In its second major argument, Scalia's opinion argues that petitioners such as Hamdan held outside the territorial jurisdiction of the United States lack the right to the writ of habeas corpus.  He points in a footnote to Hamdi v. Rumsfeld, under which he claims Hamdan "is already subject to indefinite detention" "after an adverse determination by his CSRT".

Finally, Justice Scalia chastises the Court for taking equity jurisdiction of the case and draws an analogy with Schlesinger v. Councilman, 420 U.S. 738 (1975). In that case, the Supreme Court declined passing judgment on the decision of a military court-martial before it finished its work; Scalia argues that likewise, the military commissions in Cuba have not yet ended their work regarding Hamdan and therefore should not be subject to judicial oversight.

Thomas's dissent
Justice Clarence Thomas read his dissent from the bench when the decision was announced, the first time he did so since his dissent in Stenberg v. Carhart, 530 U.S. 914 (2000).

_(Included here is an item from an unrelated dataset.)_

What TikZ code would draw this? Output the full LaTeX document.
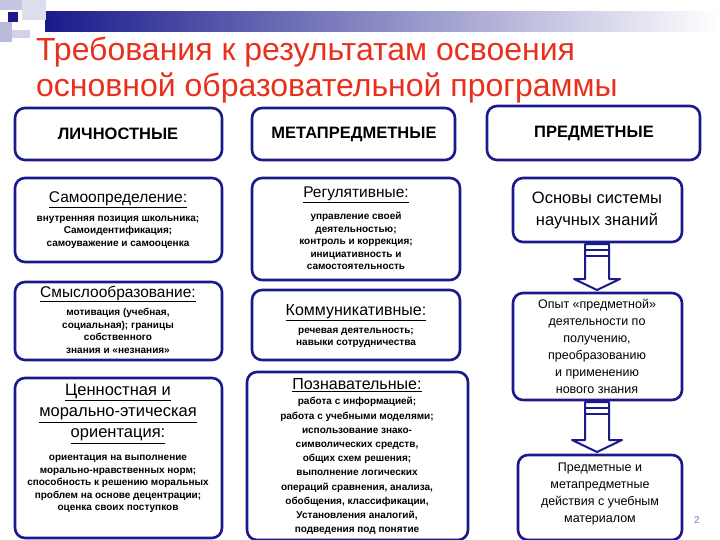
\documentclass[tikz,border=0pt]{standalone}
\usepackage{fontspec}
\setmainfont{Liberation Sans}
\definecolor{nv}{HTML}{1A1A8C}
\definecolor{tr}{HTML}{E8301C}
\begin{document}
\begin{tikzpicture}[x=1pt,y=-1pt,
  bx/.style={draw=nv,line width=2.6pt,rounded corners=10pt,fill=white},
  sm/.style={font=\fontsize{10}{12.5}\selectfont\bfseries,align=center},
  hd/.style={font=\fontsize{15.5}{18}\selectfont,align=center},
  hh/.style={font=\fontsize{16.5}{18}\selectfont\bfseries},
  bar/.style={draw=nv,line width=2pt,fill=white,line join=round}]
\useasboundingbox (0,0) rectangle (720,540);
% decoration
\fill[left color=nv,right color=white] (45,12) rectangle (720,32);
\fill[nv!25] (0,0) rectangle (22,10);
\fill[nv!15] (22,0) rectangle (46,20);
\fill[nv!30] (0,22) rectangle (12,42);
\fill[nv!20] (12,30) rectangle (30,38);
\fill[nv] (8,12) rectangle (18,22);
% title
\node[anchor=west,font=\fontsize{32}{34}\selectfont,text=tr,inner sep=0] (t1) at (36,52) {Требования к результатам освоения};
\node[anchor=west,font=\fontsize{32}{34}\selectfont,text=tr,inner sep=0] (t2) at (36,88) {основной образовательной программы};
% headers
\draw[bx] (15,108) rectangle (222,160); \node[hh] (h1) at (118,134) {ЛИЧНОСТНЫЕ};
\draw[bx] (252,108) rectangle (455,160); \node[hh] (h2) at (354,134) {МЕТАПРЕДМЕТНЫЕ};
\draw[bx] (487,106) rectangle (700,160); \node[hh] (h3) at (594,133) {ПРЕДМЕТНЫЕ};
% left column
\draw[bx] (15,178) rectangle (222,262);
\node[hd] (l1) at (118,200) {\underline{Самоопределение:}};
\node[sm] (l1b) at (118,232) {внутренняя позиция школьника;\\Самоидентификация;\\самоуважение и самооценка};
\draw[bx] (15,282) rectangle (222,360);
\node[hd] (l2) at (118,294) {\underline{Смыслообразование:}};
\node[sm] (l2b) at (118,331) {мотивация (учебная,\\социальная); границы\\собственного\\знания и «незнания»};
\draw[bx] (15,378) rectangle (222,538);
\node[hd,font=\fontsize{16.5}{21}\selectfont] (l3) at (118,414) {\underline{Ценностная и}\\\underline{морально-этическая}\\\underline{ориентация:}};
\node[sm] (l3b) at (118,484) {ориентация на выполнение\\морально-нравственных норм;\\способность к решению моральных\\проблем на основе децентрации;\\оценка своих поступков};
% middle column
\draw[bx] (252,178) rectangle (460,280);
\node[hd] (m1) at (356,195) {\underline{Регулятивные:}};
\node[sm] (m1b) at (356,241) {управление своей\\деятельностью;\\контроль и коррекция;\\инициативность и\\самостоятельность};
\draw[bx] (252,290) rectangle (460,360);
\node[hd,font=\fontsize{16}{18}\selectfont] (m2) at (356,313) {\underline{Коммуникативные:}};
\node[sm] (m2b) at (356,338) {речевая деятельность;\\навыки сотрудничества};
\draw[bx] (247,372) rectangle (468,540);
\node[hd,font=\fontsize{16}{18}\selectfont] (m3) at (357,385) {\underline{Познавательные:}};
\node[sm,font=\fontsize{10}{14.2}\selectfont\bfseries] (m3b) at (357,466) {работа с информацией;\\работа с учебными моделями;\\использование знако-\\символических средств,\\общих схем решения;\\выполнение логических\\операций сравнения, анализа,\\обобщения, классификации,\\Установления аналогий,\\подведения под понятие};
% right column
\draw[bx] (513,178) rectangle (682,242);
\node[align=center,font=\fontsize{16.5}{22}\selectfont] (r1) at (597,210) {Основы системы\\научных знаний};
\draw[bx] (513,293) rectangle (682,400);
\node[align=center,font=\fontsize{12.5}{17}\selectfont] (r2) at (597,346) {Опыт «предметной»\\деятельности по\\получению,\\преобразованию\\и применению\\нового знания};
\draw[bx] (518,455) rectangle (682,540);
\node[align=center,font=\fontsize{12.5}{17}\selectfont] (r3) at (600,494) {Предметные и\\метапредметные\\действия с учебным\\материалом};
% block arrows
\draw[bar] (585,244) -- (609,244) -- (609,279) -- (620,279) -- (597,290) -- (574,279) -- (585,279) -- cycle;
\draw[nv,line width=1.5pt] (585,250) -- (609,250) (585,256) -- (609,256);
\draw[bar] (585,402) -- (609,402) -- (609,440) -- (622,440) -- (597,452) -- (572,440) -- (585,440) -- cycle;
\draw[nv,line width=1.5pt] (585,408) -- (609,408) (585,414) -- (609,414);
\node[text=nv!40,font=\fontsize{10}{12}\selectfont\bfseries] (pg) at (697,520) {2};
\end{tikzpicture}
\end{document}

In his dissent he asserted that the courts had no jurisdiction for this case for the reasons described in Scalia's dissent above; that Hamdan is an illegal combatant and therefore not protected by the Geneva convention; that the Geneva convention does not prohibit the special court council proposed; and that the President already had authority to set up the special court council proposed.

Citing his dissent in Hamdi v. Rumsfeld, Thomas briefly reprised the roles granted by the Constitution to the three different branches in time of war. He argued that under the framework established in Ex parte Quirin and Youngstown Sheet & Tube Co. v. Sawyer, President Bush's decision to try Hamdan before a military commission "is entitled to a heavy measure of deference", inasmuch as Congress had authorized the President to use all necessary and appropriate force to prevent future acts of terrorism when it passed the Authorization for Use of Military Force.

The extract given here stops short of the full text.